Perhaps a more academic example may help. I arrived at graduate school as a poor writer. I thought long, complicated sentences made an author sound smart. Just before I left for grad school, I had submitted a scholarly article for publication. They accepted the article, but only on the condition that I have someone help me with my writing. I took the paper to one of my professors. The professor pointed out all the flaws but did not really tell me what to do differently. That’s summative assessment—and it really did not help me much on the article. I had a very different experience once I arrived in graduate school. My professor would mark up a draft of some paper. But he never wrote “awk” in the margins to tell me something was awkward. Instead, he took his soft No. 2 pencil and re-wrote the draft so that one convoluted sentence became two clear ones. And, at some point, I stopped trying to get a good grade and began instead trying to live into his standards. I still carry his voice with me every time I write. The other thing he did was to write pointed questions in the margins. “Is that really what the evidence says?” or “How will the reader know you mean X instead of Y?” His questions came as an invitation to improve rather than a judgment that I had failed.  

I tried to follow that professor’s model of formative assessment in teaching my younger daughter to drive. Just yesterday, we were working on pulling up to a curb to park. She was having problems because she would drift indecisively toward the curb and would inevitably run out of room before she reached the curb. With the first daughter, I would have said, “No…stop drifting.” That would make her defensive and it would not tell her how to improve. With the second daughter, I said, “OK, let’s stop and talk a moment.” Then I told her that she was drifting because she only turned the wheel toward the curb, when in fact she needed to turn the wheel twice—first to get the car moving toward the curb and then to get the car to straighten out and run parallel to the curb. Formative assessment involves giving the learner feedback that tells them how to improve.  

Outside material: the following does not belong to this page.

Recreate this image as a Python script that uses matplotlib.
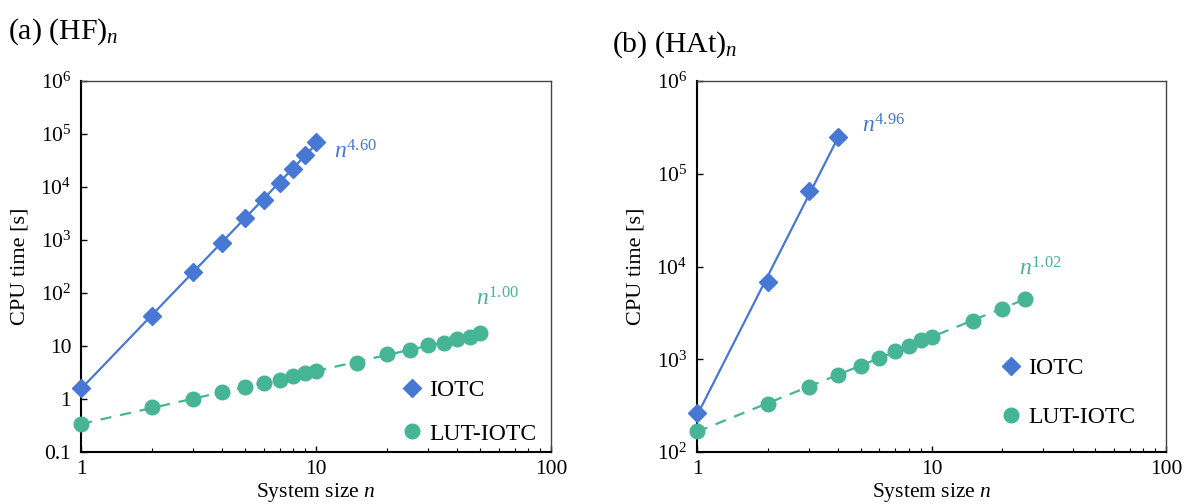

But there is a second aspect to formative assessment, one that comes out if I continue where I left off in the driving example. So after I told my daughter about turning the wheel twice, it was time to try it. And her first attempt did not go well. She started the second turn too late and ran right into the curb. That’s when the second part of formative assessment came into play. She reacted as if she had crashed the car—the look of worry, bracing herself for a scolding. Immediately I said, “That’s OK. That’s your first try. You did not crash the car. You hit a curb. No big deal. But now you understand why you have to turn the wheel a second time. You’ve got the idea now. Now you just have to practice it. So let’s try it again.” Formative assessment helps the learner see herself in a learning process. It leaves room for mistakes and failures—indeed, it expects them. But it does not dwell on them. Formative assessment keeps the learner moving forward.

Summative assessment makes people defensive. And defensive reasoning kills learning. Formative assessment, on the other hand, gives the learner specific ways to improve and continually invites the learner to take the next faithful step.